→ **Source code of charts**
※

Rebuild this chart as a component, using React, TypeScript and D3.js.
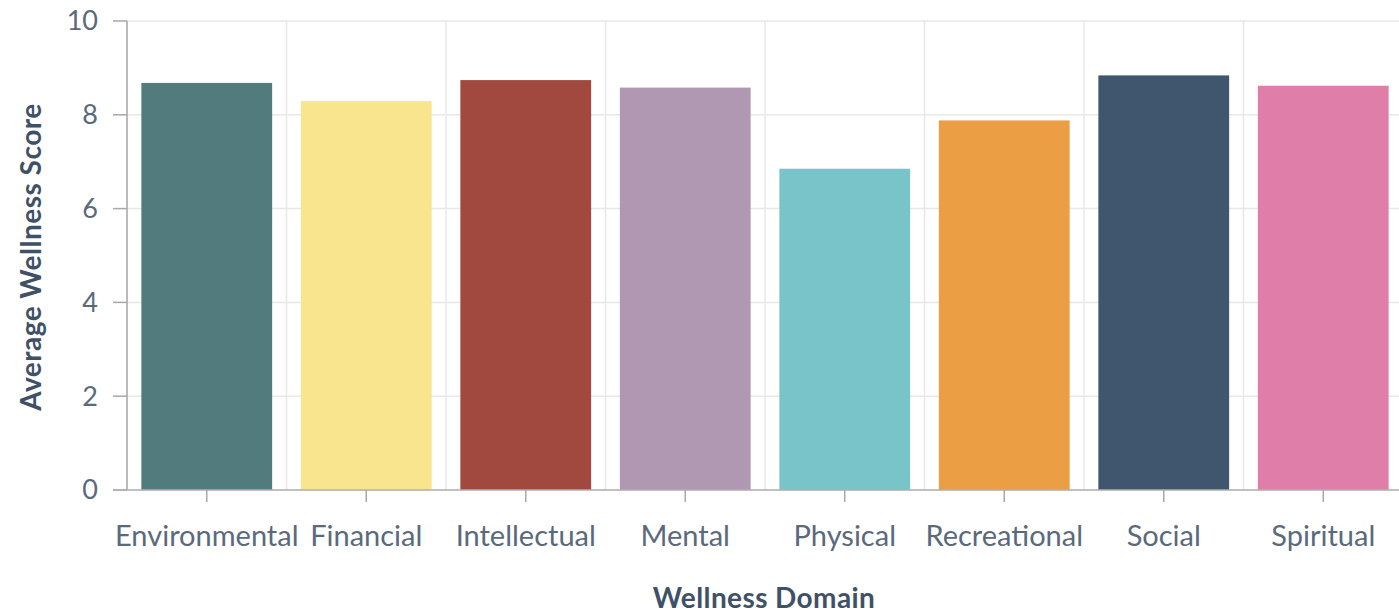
import React from "react";
import * as d3 from "d3";

const categories = ["Environmental", "Financial", "Intellectual", "Mental", "Physical", "Recreational", "Social", "Spiritual"];
const values = [8.68, 8.29, 8.74, 8.58, 6.85, 7.88, 8.84, 8.62];
const colors = ["#527b7e", "#f8e58d", "#a2493f", "#b198b2", "#78c4c8", "#ec9e45", "#40566e", "#df7ea8"];
const yTicks = [0, 2, 4, 6, 8, 10];

const W = 1399;
const H = 613;
const left = 127;
const right = 1403;
const top = 21;
const bottom = 490;

export default function App() {
  const x = d3.scaleBand<string>().domain(categories).range([left, right]).paddingInner(0).paddingOuter(0);
  const y = d3.scaleLinear().domain([0, 10]).range([bottom, top]);
  const step = x.step();
  const bw = step * 0.82;
  const font = "Lato, 'Open Sans', sans-serif";
  const tickColor = "#5a6a7c";
  const titleColor = "#3f5166";
  return (
    <svg width={W} height={H} style={{ position: "absolute", left: 0, top: 0, background: "#fff" }}>
      {yTicks.map((t) => (
        <line key={"hg" + t} x1={left} x2={W} y1={y(t)} y2={y(t)} stroke="#e8e8e8" strokeWidth={1.5} />
      ))}
      {categories.map((c) => (
        <line key={"vg" + c} x1={x(c)!} x2={x(c)!} y1={top} y2={bottom} stroke="#e8e8e8" strokeWidth={1.5} />
      ))}
      {categories.map((c, i) => (
        <rect
          key={c}
          x={x(c)! + (step - bw) / 2}
          y={y(values[i])}
          width={bw}
          height={y(0) - y(values[i])}
          fill={colors[i]}
        />
      ))}
      <line x1={left} x2={left} y1={top} y2={bottom} stroke="#a8a8a8" strokeWidth={1.5} />
      {yTicks.map((t) => (
        <g key={"yt" + t}>
          <line x1={113} x2={left} y1={y(t)} y2={y(t)} stroke="#a8a8a8" strokeWidth={1.5} />
          <text x={98} y={y(t)} dy="0.35em" textAnchor="end" fontFamily={font} fontSize={27} fill={tickColor}>
            {t}
          </text>
        </g>
      ))}
      <line x1={113} x2={W} y1={bottom} y2={bottom} stroke="#b0b0b0" strokeWidth={1.5} />
      {categories.map((c) => (
        <g key={"xt" + c}>
          <line x1={x(c)! + step / 2} x2={x(c)! + step / 2} y1={bottom} y2={bottom + 12} stroke="#a8a8a8" strokeWidth={1.5} />
          <text x={x(c)! + step / 2} y={546} textAnchor="middle" fontFamily={font} fontSize={29} fill={tickColor}>
            {c}
          </text>
        </g>
      ))}
      <text x={764} y={608} textAnchor="middle" fontFamily={font} fontWeight={700} fontSize={28} letterSpacing={0.4} fill={titleColor}>
        Wellness Domain
      </text>
      <text
        transform={`translate(41, 257) rotate(-90)`}
        textAnchor="middle"
        fontFamily={font}
        fontWeight={700}
        fontSize={28}
        letterSpacing={0.5}
        fill={titleColor}
      >
        Average Wellness Score
      </text>
    </svg>
  );
}
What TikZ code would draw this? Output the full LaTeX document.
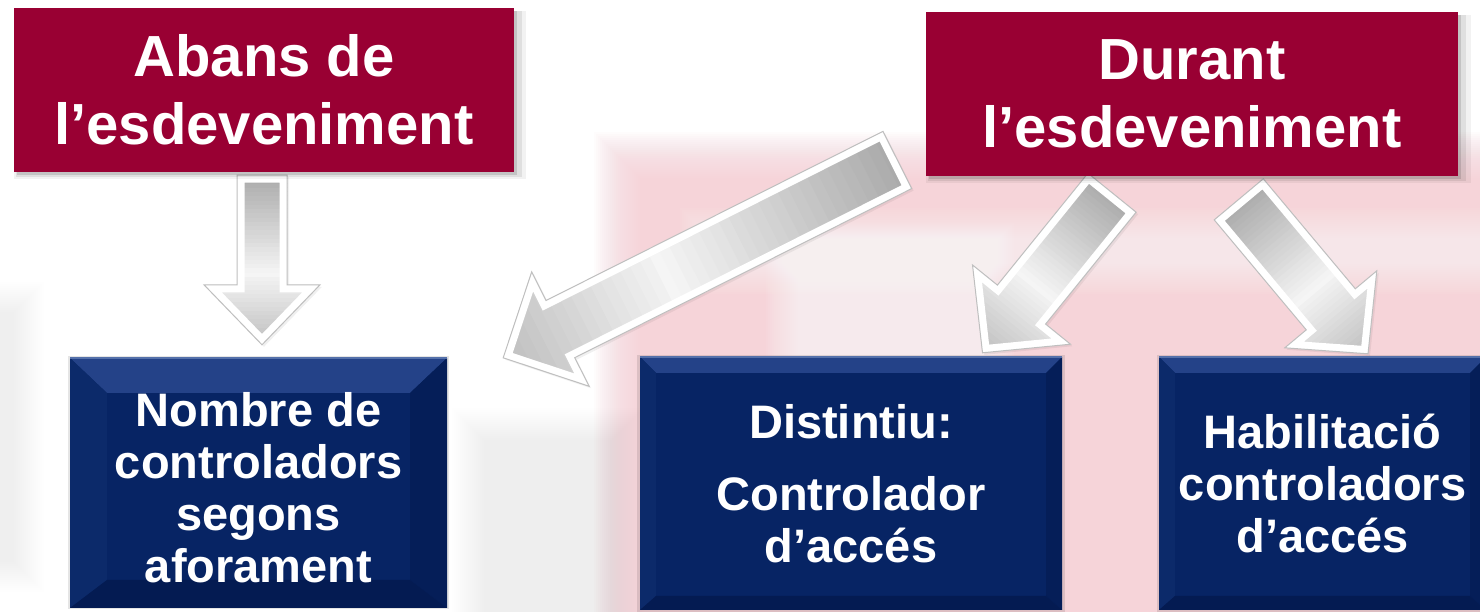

※

→ **Exercise requirements**
Transcribe every record above exactly, leaving out the pictures.

→ **The reply**
Rebuild this chart as a component, using React, TypeScript and D3.js.
import React from "react";
import * as d3 from "d3";

const categories = ["Environmental", "Financial", "Intellectual", "Mental", "Physical", "Recreational", "Social", "Spiritual"];
const values = [8.68, 8.29, 8.74, 8.58, 6.85, 7.88, 8.84, 8.62];
const colors = ["#527b7e", "#f8e58d", "#a2493f", "#b198b2", "#78c4c8", "#ec9e45", "#40566e", "#df7ea8"];
const yTicks = [0, 2, 4, 6, 8, 10];

const W = 1399;
const H = 613;
const left = 127;
const right = 1403;
const top = 21;
const bottom = 490;

export default function App() {
  const x = d3.scaleBand<string>().domain(categories).range([left, right]).paddingInner(0).paddingOuter(0);
  const y = d3.scaleLinear().domain([0, 10]).range([bottom, top]);
  const step = x.step();
  const bw = step * 0.82;
  const font = "Lato, 'Open Sans', sans-serif";
  const tickColor = "#5a6a7c";
  const titleColor = "#3f5166";
  return (
    <svg width={W} height={H} style={{ position: "absolute", left: 0, top: 0, background: "#fff" }}>
      {yTicks.map((t) => (
        <line key={"hg" + t} x1={left} x2={W} y1={y(t)} y2={y(t)} stroke="#e8e8e8" strokeWidth={1.5} />
      ))}
      {categories.map((c) => (
        <line key={"vg" + c} x1={x(c)!} x2={x(c)!} y1={top} y2={bottom} stroke="#e8e8e8" strokeWidth={1.5} />
      ))}
      {categories.map((c, i) => (
        <rect
          key={c}
          x={x(c)! + (step - bw) / 2}
          y={y(values[i])}
          width={bw}
          height={y(0) - y(values[i])}
          fill={colors[i]}
        />
      ))}
      <line x1={left} x2={left} y1={top} y2={bottom} stroke="#a8a8a8" strokeWidth={1.5} />
      {yTicks.map((t) => (
        <g key={"yt" + t}>
          <line x1={113} x2={left} y1={y(t)} y2={y(t)} stroke="#a8a8a8" strokeWidth={1.5} />
          <text x={98} y={y(t)} dy="0.35em" textAnchor="end" fontFamily={font} fontSize={27} fill={tickColor}>
            {t}
          </text>
        </g>
      ))}
      <line x1={113} x2={W} y1={bottom} y2={bottom} stroke="#b0b0b0" strokeWidth={1.5} />
      {categories.map((c) => (
        <g key={"xt" + c}>
          <line x1={x(c)! + step / 2} x2={x(c)! + step / 2} y1={bottom} y2={bottom + 12} stroke="#a8a8a8" strokeWidth={1.5} />
          <text x={x(c)! + step / 2} y={546} textAnchor="middle" fontFamily={font} fontSize={29} fill={tickColor}>
            {c}
          </text>
        </g>
      ))}
      <text x={764} y={608} textAnchor="middle" fontFamily={font} fontWeight={700} fontSize={28} letterSpacing={0.4} fill={titleColor}>
        Wellness Domain
      </text>
      <text
        transform={`translate(41, 257) rotate(-90)`}
        textAnchor="middle"
        fontFamily={font}
        fontWeight={700}
        fontSize={28}
        letterSpacing={0.5}
        fill={titleColor}
      >
        Average Wellness Score
      </text>
    </svg>
  );
}
What TikZ code would draw this? Output the full LaTeX document.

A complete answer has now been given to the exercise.